Bien qu'il soit présenté comme un one-chot, le recueil ici présent est en réalité le premier d'une série de 5, publiés au Japon par les éditions Enterbrain (après prépublication dans le prestigieux magazine Comic Beam) entre 2005 et 2009 sous le titre Coffee Mou Ippai (un nom se référençant à "One More Cup of Coffee", une chanson de Bob Dylan que l'auteur adore), et présentant tous des histoires courtes ayant pour point commun le café de près ou de moins près.

Aura-t-on un jour la chance de découvrir en langue française les autres recueils ? Bonne question. Mais en attendant, on profite ici de 12 petits récits assez variés dans ce qu'ils traitent, dans la mesure où cela peut flirter avec le drame, le surnaturel, le comique, le lyrisme... toutes étant toutefois des tranches de vie bien ancrées dans le Japon quotidien, avec des lieux que l'on a le sentiment de pouvoir trouver à chaque coin de rue.
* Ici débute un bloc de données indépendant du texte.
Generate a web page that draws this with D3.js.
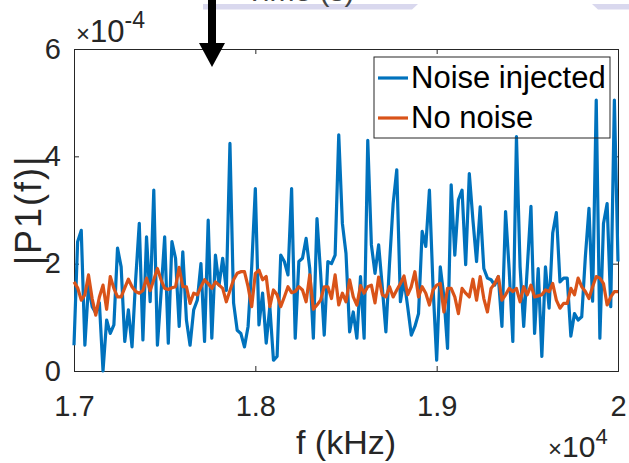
<!DOCTYPE html>
<html>
<head>
<meta charset="utf-8">
<script src="https://cdn.jsdelivr.net/npm/d3@7"></script>
<style>
  body { margin: 0; background: #fff; }
  text { font-family: "Liberation Sans", Arial, sans-serif; }
</style>
</head>
<body>
<div class="chart"></div>
<script>
const width = 629;
const height = 463;

// frequency axis in units of 1e4 Hz, one sample every 20 Hz
const freqs = d3.range(151).map((i) => 1.7 + i * 0.002);

// |P1(f)| in units of 1e-4
const noiseInjected = [
  0.48, 2.41, 2.62, 0.48, 1.6, 1.2, 1.08, 1.27, 0.0, 0.95,
  0.7, 0.86, 2.29, 1.94, 0.55, 1.14, 0.45, 1.7, 2.75, 0.58,
  2.5, 1.29, 3.37, 0.48, 1.45, 2.5, 0.52, 2.41, 2.1, 0.83,
  2.22, 0.95, 0.48, 1.14, 1.32, 2.0, 0.55, 2.81, 0.61, 2.16,
  1.6, 2.1, 1.5, 4.24, 1.27, 0.76, 0.7, 0.45, 0.83, 1.94,
  3.4, 0.86, 1.45, 0.52, 1.2, 0.2, 0.27, 2.16, 2.04, 1.79,
  3.4, 0.61, 2.04, 2.1, 2.47, 1.91, 0.61, 2.84, 1.82, 0.67,
  2.04, 2.0, 2.16, 4.4, 2.75, 2.19, 0.73, 1.1, 0.61, 1.76,
  0.61, 4.3, 2.35, 1.82, 2.35, 1.57, 0.73, 2.0, 3.12, 3.75,
  1.29, 1.7, 1.2, 0.67, 0.83, 1.07, 2.6, 2.32, 3.37, 1.57,
  0.2, 1.94, 1.38, 0.42, 3.47, 2.16, 3.19, 3.37, 1.98, 3.68,
  2.81, 2.04, 3.06, 1.91, 1.73, 1.7, 1.6, 1.76, 0.83, 2.97,
  1.88, 0.55, 4.37, 1.94, 0.83, 1.94, 3.07, 0.7, 1.91, 0.27,
  1.94, 1.17, 2.57, 2.95, 1.66, 1.73, 1.73, 0.65, 1.07, 0.95,
  1.01, 2.13, 3.03, 1.3, 5.05, 0.61, 2.75, 3.12, 1.2, 5.05,
  2.04
];

const noNoise = [
  1.66, 1.55, 1.32, 1.42, 1.79, 1.35, 1.04, 1.38, 1.6, 1.15,
  1.76, 1.54, 1.38, 1.38, 1.55, 1.71, 1.57, 1.48, 1.45, 1.5,
  1.73, 1.5, 1.7, 1.91, 1.7, 1.54, 1.52, 1.55, 1.57, 1.93,
  1.57, 1.57, 1.26, 1.45, 1.42, 1.57, 1.7, 1.63, 1.54, 1.66,
  1.6, 1.54, 1.29, 1.5, 1.7, 1.82, 1.85, 1.85, 1.57, 1.2,
  1.82, 1.88, 1.7, 1.76, 1.2, 1.51, 1.42, 1.2, 1.38, 1.57,
  1.46, 1.48, 1.57, 1.51, 1.29, 1.79, 1.15, 1.23, 1.32, 1.57,
  1.57, 1.35, 1.79, 1.23, 1.45, 1.29, 1.7, 1.38, 1.23, 1.59,
  1.45, 1.57, 1.6, 1.27, 1.75, 1.42, 1.38, 1.57, 1.38, 1.51,
  1.63, 1.77, 1.42, 1.57, 1.85, 1.38, 1.57, 1.45, 1.23, 1.51,
  1.6, 1.63, 1.1, 1.54, 1.54, 1.38, 1.07, 1.54, 1.45, 1.38,
  1.71, 1.32, 1.76, 1.35, 1.1, 1.54, 1.63, 1.76, 1.32, 1.42,
  1.54, 1.48, 1.54, 1.29, 1.57, 1.42, 1.6, 1.38, 1.4, 1.42,
  1.51, 1.48, 1.63, 1.32, 1.17, 1.26, 1.26, 1.54, 1.42, 1.73,
  1.57, 1.48, 1.35, 1.57, 1.76, 1.73, 1.63, 1.23, 1.38, 1.48,
  1.48
];

const xTicks = [1.7, 1.8, 1.9, 2];
const yTicks = [0, 2, 4, 6];
const seriesNames = ["Noise injected", "No noise"];
const seriesColors = ["#0072BD", "#D95319"];

const margin = { top: 49, right: 11, bottom: 92, left: 74 };
const axisColor = "#262626";

const svg = d3
  .select(".chart")
  .append("svg")
  .attr("width", width)
  .attr("height", height);

// bit of the figure above this panel (cut off at the top)
svg.append("polygon")
  .attr("points", "203,4 418,4 412,9.5 203,9.5")
  .attr("fill", "#d9d8ee");
svg.append("polygon")
  .attr("points", "592,4 629,4 629,9.5 598,9.5")
  .attr("fill", "#d9d8ee");
svg.append("text")
  .attr("x", 300)
  .attr("y", 0.5)
  .attr("text-anchor", "middle")
  .attr("font-size", 30)
  .attr("fill", "#444")
  .text("Time (s)");

const x = d3.scaleLinear().domain([1.7, 2]).range([margin.left, width - margin.right]);
const y = d3.scaleLinear().domain([0, 6]).range([height - margin.bottom, margin.top]);

// axes, ticks pointing inward like MATLAB
const fmt = (d) => String(+d.toFixed(1));
const xAxis = svg.append("g")
  .attr("transform", `translate(0,${y(0)})`)
  .call(d3.axisBottom(x).tickValues(xTicks).tickSize(-5).tickPadding(24).tickFormat(fmt));
const xTop = svg.append("g")
  .attr("transform", `translate(0,${y(6)})`)
  .call(d3.axisTop(x).tickValues(xTicks).tickSize(-5).tickFormat(""));
const yAxis = svg.append("g")
  .attr("transform", `translate(${x(1.7)},0)`)
  .call(d3.axisLeft(y).tickValues(yTicks).tickSize(-5).tickPadding(13).tickFormat(fmt));
const yRight = svg.append("g")
  .attr("transform", `translate(${x(2)},0)`)
  .call(d3.axisRight(y).tickValues(yTicks).tickSize(-5).tickFormat(""));

[xAxis, xTop, yAxis, yRight].forEach((g) => {
  g.select(".domain").attr("stroke", axisColor);
  g.selectAll(".tick line").attr("stroke", axisColor);
  g.selectAll("text")
    .attr("font-size", 29)
    .attr("font-family", "Liberation Sans, Arial, sans-serif")
    .attr("fill", axisColor);
});

// lines
const line = d3.line()
  .x((d, i) => x(freqs[i]))
  .y((d) => y(d));

svg.append("path")
  .datum(noiseInjected)
  .attr("fill", "none")
  .attr("stroke", seriesColors[0])
  .attr("stroke-width", 3.2)
  .attr("stroke-linejoin", "round")
  .attr("d", line);

svg.append("path")
  .datum(noNoise)
  .attr("fill", "none")
  .attr("stroke", seriesColors[1])
  .attr("stroke-width", 3.2)
  .attr("stroke-linejoin", "round")
  .attr("d", line);

// exponent labels
svg.append("text")
  .attr("x", 76)
  .attr("y", 42)
  .attr("font-size", 31)
  .attr("fill", axisColor)
  .html('<tspan font-size="24">×</tspan>10<tspan dy="-14" font-size="23">-4</tspan>');

svg.append("text")
  .attr("x", 548)
  .attr("y", 457)
  .attr("font-size", 30)
  .attr("fill", axisColor)
  .html('<tspan font-size="24">×</tspan>10<tspan dy="-13" font-size="22">4</tspan>');

// axis labels
svg.append("text")
  .attr("x", x(1.85))
  .attr("y", 454)
  .attr("text-anchor", "middle")
  .attr("font-size", 34)
  .attr("fill", axisColor)
  .text("f (kHz)");

svg.append("text")
  .attr("transform", `translate(41,${y(3)}) rotate(-90)`)
  .attr("text-anchor", "middle")
  .attr("font-size", 36)
  .attr("letter-spacing", 2)
  .attr("fill", axisColor)
  .text("|P1(f)|");

// legend
const legend = svg.append("g");
legend.append("rect")
  .attr("x", 374)
  .attr("y", 57)
  .attr("width", 236)
  .attr("height", 81)
  .attr("fill", "none")
  .attr("stroke", axisColor);

seriesNames.forEach((name, i) => {
  const ly = 78 + i * 40;
  legend.append("line")
    .attr("x1", 378).attr("x2", 408)
    .attr("y1", ly).attr("y2", ly)
    .attr("stroke", seriesColors[i])
    .attr("stroke-width", 3.2);
  legend.append("text")
    .attr("x", 411)
    .attr("y", ly + 10)
    .attr("font-size", 31)
    .attr("fill", "#000")
    .text(name);
});

// arrow pointing down into the plot
svg.append("rect")
  .attr("x", 208)
  .attr("y", 0)
  .attr("width", 8)
  .attr("height", 44)
  .attr("fill", "#000");
svg.append("polygon")
  .attr("points", "199,43 225,43 212,67")
  .attr("fill", "#000");
</script>
</body>
</html>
A partir de là, Yamakawa délivre des histoires qui, bien souvent, distillent des petits messages propices à la réflexion, autour de ce qui fait notre vie: l'amour et les désillusions qui vont parfois avec, les rencontres, la famille, la mort, le souvenir... l'auteur propose toute ceci avec une simplicité de ton où, plus d'une fois, on devine qu'à certains égards il a puisé dans ses expériences personnelles.

Car une chose est sûre dans cet ouvrage: le mangaka y met beaucoup de lui-même. Ca se voit à travers diverses petites références musicales ou cinématographiques à ses artistes fétiches (une pochette d'album de Dylan par-ci, une VHS de Big Fish de Burton par-là...), mais aussi et surtout via sa manière d'incorporer le café à ses récits. Yamakawa est un grand amoureux de café, il adore lui-même en préparer, et a signé au Japon d'autres oeuvres autour de ce breuvage (Children of Paradise in a Coffee Shop en 2017, Coffee and the Moon, and the Telephone Pole en 2018...). Ici, il nous invite à le découvrir, à l'apprécier, à le déguster en même temps que ses récits, et de manières différentes, entre la présentation de différentes manières de préparer le café, les habitudes propres à chacun le concernant (certains y mettent du sucre ou du lait, d'autre le boivent noir, etc), à quel point il peut être un vecteur de rencontres (que ce soit dans des cafés, ou sur le pallier de sa porte), ou tout simplement la mise en valeur de ces petits instants où l'on profite d'une simple tasse de café avec diverses émotions. Car le café est à l'image de la vie: il peut être profondément doux et chaleureux, ou tout simplement doux-amer voire plein d'amertume.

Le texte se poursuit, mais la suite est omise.